#### [WRITTEN EXERCISE]
Using the data below, gather each line that includes the word "React".
### MATERIAL ###
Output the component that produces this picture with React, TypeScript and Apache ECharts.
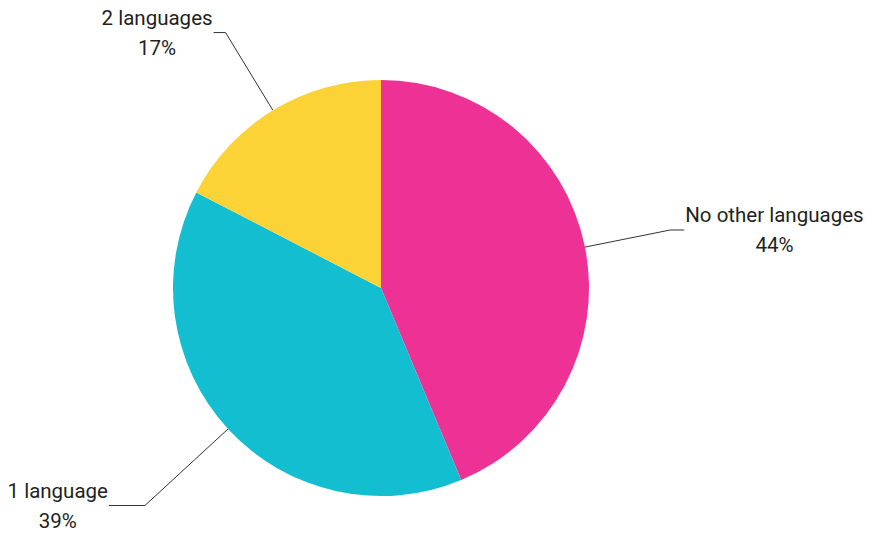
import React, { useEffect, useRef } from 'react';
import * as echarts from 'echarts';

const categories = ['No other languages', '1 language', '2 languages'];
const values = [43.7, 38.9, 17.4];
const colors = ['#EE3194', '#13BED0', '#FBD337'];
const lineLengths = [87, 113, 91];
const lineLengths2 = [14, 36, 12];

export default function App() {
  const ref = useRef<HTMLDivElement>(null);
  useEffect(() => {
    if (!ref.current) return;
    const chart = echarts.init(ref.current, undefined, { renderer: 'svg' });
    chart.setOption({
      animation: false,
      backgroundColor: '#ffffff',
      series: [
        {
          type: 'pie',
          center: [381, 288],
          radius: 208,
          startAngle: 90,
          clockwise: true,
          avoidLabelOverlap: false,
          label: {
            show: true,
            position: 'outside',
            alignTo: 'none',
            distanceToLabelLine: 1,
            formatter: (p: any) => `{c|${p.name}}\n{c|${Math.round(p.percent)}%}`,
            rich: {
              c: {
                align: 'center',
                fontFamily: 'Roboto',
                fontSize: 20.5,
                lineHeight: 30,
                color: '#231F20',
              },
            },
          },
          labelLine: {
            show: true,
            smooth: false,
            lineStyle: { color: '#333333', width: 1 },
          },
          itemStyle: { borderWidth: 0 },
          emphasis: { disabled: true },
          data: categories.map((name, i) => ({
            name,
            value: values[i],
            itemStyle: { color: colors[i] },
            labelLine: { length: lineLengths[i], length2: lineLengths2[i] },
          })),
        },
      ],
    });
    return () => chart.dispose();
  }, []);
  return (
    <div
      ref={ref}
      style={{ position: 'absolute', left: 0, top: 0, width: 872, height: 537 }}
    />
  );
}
###
#### [ANSWER FOR THE TASK]
Output the component that produces this picture with React, TypeScript and Apache ECharts.
import React, { useEffect, useRef } from 'react';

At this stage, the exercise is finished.